> **INSTRUCTIONS FOR THE TASK**
Please give back word for word the lines below, from the first one through the one with "[400, 120, 544]];".

> **DATA EXCERPTS**
— begin —

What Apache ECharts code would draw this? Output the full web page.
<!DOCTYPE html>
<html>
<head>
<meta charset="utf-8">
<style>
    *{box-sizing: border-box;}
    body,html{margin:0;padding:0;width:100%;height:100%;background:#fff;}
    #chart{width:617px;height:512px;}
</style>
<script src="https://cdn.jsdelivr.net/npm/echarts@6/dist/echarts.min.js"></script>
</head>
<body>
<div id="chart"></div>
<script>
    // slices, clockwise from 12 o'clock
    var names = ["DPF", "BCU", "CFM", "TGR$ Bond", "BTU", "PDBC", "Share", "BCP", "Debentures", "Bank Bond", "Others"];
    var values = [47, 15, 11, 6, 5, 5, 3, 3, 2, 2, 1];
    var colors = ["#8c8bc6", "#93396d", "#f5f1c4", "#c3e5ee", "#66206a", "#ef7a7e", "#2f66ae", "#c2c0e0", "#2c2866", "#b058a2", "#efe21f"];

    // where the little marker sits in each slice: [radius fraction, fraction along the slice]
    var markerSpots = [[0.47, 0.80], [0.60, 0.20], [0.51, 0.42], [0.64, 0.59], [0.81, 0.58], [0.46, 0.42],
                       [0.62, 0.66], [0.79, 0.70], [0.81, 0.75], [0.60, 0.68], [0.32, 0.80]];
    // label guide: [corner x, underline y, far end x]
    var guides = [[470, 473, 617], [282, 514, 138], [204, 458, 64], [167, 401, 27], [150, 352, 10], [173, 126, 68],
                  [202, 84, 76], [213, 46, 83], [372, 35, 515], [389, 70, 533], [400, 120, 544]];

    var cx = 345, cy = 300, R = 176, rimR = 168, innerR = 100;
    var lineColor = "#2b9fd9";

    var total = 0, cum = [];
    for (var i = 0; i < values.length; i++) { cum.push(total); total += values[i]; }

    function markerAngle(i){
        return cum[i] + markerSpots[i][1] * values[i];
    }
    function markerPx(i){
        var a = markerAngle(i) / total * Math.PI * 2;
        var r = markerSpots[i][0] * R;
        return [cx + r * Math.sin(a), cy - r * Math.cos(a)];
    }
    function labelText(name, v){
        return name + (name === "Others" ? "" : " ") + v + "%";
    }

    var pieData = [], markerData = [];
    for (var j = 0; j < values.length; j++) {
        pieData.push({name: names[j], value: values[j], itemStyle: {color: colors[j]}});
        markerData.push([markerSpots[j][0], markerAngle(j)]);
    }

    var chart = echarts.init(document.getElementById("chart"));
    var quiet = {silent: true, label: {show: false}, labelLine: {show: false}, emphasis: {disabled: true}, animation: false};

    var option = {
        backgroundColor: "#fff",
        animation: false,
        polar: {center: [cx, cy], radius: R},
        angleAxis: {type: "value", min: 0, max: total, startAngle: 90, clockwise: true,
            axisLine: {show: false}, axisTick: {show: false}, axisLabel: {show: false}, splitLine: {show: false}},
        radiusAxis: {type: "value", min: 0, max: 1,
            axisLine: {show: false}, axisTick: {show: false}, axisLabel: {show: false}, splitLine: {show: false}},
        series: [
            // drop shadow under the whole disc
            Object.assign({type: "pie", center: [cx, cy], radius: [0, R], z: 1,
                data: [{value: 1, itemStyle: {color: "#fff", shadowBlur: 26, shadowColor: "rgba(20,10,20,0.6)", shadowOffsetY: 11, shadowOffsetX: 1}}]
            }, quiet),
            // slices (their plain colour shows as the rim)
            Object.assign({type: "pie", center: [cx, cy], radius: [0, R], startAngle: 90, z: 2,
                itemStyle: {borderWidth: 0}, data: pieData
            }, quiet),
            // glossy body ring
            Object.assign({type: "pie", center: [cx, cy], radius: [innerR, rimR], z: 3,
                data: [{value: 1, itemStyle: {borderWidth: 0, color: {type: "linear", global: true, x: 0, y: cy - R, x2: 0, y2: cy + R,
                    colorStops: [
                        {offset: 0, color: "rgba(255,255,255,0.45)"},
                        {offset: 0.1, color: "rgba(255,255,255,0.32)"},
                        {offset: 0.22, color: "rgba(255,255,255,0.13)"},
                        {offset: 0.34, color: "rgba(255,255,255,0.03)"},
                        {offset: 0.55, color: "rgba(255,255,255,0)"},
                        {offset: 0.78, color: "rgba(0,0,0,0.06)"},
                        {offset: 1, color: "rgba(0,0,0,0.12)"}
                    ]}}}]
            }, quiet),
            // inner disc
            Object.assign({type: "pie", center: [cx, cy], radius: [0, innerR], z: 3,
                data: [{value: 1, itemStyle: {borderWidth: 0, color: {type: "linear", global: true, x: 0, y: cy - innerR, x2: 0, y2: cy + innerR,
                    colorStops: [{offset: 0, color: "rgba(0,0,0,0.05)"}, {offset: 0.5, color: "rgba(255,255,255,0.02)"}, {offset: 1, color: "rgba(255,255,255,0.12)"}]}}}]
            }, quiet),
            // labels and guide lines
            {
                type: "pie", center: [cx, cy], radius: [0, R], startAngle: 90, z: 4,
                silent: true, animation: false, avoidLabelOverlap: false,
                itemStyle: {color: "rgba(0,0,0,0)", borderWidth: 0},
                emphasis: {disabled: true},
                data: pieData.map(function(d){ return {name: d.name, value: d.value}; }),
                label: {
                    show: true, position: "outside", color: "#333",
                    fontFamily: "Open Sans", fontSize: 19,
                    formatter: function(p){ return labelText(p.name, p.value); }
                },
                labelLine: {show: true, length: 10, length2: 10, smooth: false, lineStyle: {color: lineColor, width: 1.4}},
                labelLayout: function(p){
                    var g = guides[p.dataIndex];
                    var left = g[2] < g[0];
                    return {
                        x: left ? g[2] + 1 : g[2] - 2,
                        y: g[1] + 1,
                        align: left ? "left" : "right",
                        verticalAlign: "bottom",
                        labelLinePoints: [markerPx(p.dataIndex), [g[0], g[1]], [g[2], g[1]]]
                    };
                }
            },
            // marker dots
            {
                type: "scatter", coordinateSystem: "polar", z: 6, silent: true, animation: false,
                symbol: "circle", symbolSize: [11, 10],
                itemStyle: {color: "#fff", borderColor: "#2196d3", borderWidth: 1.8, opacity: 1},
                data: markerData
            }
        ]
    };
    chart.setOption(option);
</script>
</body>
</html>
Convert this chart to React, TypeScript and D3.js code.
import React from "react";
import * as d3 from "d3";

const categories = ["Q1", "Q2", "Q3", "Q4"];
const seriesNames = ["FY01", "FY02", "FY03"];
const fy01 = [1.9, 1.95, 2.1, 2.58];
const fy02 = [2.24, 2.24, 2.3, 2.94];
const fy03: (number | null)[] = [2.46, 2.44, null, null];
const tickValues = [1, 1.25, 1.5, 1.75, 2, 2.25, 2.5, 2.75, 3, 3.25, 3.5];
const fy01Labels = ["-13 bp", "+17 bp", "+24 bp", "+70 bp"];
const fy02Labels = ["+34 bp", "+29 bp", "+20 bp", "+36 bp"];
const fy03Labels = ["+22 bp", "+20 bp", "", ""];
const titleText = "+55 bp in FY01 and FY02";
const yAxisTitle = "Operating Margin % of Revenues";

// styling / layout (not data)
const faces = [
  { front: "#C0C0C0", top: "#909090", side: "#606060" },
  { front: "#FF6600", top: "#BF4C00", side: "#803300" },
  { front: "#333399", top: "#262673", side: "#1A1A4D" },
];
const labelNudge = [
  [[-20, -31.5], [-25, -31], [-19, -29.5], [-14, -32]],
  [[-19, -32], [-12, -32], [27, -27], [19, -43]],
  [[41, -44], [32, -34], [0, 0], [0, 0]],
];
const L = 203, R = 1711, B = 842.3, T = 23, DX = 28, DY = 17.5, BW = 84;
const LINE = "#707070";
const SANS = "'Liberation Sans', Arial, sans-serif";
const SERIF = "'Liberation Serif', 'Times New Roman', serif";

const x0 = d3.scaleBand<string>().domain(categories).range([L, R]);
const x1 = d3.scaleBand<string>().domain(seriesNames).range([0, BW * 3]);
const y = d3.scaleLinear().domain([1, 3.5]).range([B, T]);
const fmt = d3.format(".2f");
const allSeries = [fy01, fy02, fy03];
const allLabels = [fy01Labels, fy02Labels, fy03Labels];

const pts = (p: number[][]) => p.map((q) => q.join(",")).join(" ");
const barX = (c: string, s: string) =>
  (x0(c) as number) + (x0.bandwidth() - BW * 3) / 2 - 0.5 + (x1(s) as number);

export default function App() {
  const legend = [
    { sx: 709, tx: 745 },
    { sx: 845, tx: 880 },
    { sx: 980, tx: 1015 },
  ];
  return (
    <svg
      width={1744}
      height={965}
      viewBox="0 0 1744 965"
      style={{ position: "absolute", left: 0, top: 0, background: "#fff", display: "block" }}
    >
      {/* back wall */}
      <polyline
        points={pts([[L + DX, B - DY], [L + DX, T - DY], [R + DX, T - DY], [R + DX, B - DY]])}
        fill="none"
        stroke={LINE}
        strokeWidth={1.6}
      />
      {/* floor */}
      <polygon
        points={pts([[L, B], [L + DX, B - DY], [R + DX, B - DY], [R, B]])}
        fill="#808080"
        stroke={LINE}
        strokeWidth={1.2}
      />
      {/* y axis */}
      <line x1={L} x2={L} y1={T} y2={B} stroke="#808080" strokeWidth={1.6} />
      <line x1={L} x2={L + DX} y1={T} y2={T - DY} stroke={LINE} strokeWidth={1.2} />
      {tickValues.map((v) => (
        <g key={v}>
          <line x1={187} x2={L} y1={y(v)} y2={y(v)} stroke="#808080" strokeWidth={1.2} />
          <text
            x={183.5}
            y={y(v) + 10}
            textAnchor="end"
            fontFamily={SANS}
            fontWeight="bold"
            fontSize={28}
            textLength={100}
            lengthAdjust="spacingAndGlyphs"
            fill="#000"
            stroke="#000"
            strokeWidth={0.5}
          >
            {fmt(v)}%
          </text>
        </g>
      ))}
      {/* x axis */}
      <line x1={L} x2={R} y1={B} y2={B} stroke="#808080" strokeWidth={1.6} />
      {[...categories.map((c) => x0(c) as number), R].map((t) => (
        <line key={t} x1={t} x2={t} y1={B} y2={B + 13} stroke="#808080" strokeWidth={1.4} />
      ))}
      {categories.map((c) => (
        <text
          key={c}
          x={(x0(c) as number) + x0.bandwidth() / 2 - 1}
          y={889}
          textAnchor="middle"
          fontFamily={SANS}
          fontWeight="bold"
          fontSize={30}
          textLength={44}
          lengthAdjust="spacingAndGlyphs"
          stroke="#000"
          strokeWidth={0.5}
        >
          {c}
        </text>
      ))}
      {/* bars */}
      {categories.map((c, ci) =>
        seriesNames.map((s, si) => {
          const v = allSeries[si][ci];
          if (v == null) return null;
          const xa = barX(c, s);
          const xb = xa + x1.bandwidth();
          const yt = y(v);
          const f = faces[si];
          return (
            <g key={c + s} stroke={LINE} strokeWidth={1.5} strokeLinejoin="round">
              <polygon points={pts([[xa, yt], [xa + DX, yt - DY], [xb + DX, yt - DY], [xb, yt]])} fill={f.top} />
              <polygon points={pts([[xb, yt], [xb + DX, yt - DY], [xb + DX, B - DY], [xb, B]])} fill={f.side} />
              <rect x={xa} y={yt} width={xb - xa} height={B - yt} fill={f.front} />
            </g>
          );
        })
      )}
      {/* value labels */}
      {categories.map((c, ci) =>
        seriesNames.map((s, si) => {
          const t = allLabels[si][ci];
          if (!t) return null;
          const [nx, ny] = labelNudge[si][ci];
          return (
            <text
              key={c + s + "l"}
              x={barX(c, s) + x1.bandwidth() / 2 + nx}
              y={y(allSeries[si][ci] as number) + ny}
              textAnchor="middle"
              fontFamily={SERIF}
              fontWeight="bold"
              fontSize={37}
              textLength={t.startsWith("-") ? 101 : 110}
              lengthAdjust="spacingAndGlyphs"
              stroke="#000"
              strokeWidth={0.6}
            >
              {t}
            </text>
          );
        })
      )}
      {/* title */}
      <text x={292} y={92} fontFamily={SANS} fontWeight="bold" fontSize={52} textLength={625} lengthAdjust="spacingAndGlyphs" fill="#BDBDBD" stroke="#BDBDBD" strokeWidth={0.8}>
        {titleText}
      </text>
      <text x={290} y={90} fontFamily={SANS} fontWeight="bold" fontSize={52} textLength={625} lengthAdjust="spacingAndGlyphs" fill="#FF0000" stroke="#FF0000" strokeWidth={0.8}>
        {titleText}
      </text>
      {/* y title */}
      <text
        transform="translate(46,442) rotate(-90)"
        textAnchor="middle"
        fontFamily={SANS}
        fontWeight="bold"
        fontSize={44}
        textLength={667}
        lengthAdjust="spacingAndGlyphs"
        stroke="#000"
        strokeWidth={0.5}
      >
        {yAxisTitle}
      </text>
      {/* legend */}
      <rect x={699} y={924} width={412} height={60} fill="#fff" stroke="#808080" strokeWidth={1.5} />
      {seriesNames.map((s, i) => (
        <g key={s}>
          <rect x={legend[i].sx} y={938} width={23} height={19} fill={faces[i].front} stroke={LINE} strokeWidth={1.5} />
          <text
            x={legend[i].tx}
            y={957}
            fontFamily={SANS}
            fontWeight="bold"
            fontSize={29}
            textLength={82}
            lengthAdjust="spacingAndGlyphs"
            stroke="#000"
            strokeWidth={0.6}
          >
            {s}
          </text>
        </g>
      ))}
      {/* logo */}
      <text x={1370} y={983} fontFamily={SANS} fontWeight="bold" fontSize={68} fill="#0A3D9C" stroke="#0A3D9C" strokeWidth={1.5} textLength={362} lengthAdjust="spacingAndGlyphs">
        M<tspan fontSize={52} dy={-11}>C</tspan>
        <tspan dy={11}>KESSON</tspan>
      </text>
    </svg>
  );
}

— end —

> **TASK RESULT**
What Apache ECharts code would draw this? Output the full web page.
<!DOCTYPE html>
<html>
<head>
<meta charset="utf-8">
<style>
    *{box-sizing: border-box;}
    body,html{margin:0;padding:0;width:100%;height:100%;background:#fff;}
    #chart{width:617px;height:512px;}
</style>
<script src="https://cdn.jsdelivr.net/npm/echarts@6/dist/echarts.min.js"></script>
</head>
<body>
<div id="chart"></div>
<script>
    // slices, clockwise from 12 o'clock
    var names = ["DPF", "BCU", "CFM", "TGR$ Bond", "BTU", "PDBC", "Share", "BCP", "Debentures", "Bank Bond", "Others"];
    var values = [47, 15, 11, 6, 5, 5, 3, 3, 2, 2, 1];
    var colors = ["#8c8bc6", "#93396d", "#f5f1c4", "#c3e5ee", "#66206a", "#ef7a7e", "#2f66ae", "#c2c0e0", "#2c2866", "#b058a2", "#efe21f"];

    // where the little marker sits in each slice: [radius fraction, fraction along the slice]
    var markerSpots = [[0.47, 0.80], [0.60, 0.20], [0.51, 0.42], [0.64, 0.59], [0.81, 0.58], [0.46, 0.42],
                       [0.62, 0.66], [0.79, 0.70], [0.81, 0.75], [0.60, 0.68], [0.32, 0.80]];
    // label guide: [corner x, underline y, far end x]
    var guides = [[470, 473, 617], [282, 514, 138], [204, 458, 64], [167, 401, 27], [150, 352, 10], [173, 126, 68],
                  [202, 84, 76], [213, 46, 83], [372, 35, 515], [389, 70, 533], [400, 120, 544]];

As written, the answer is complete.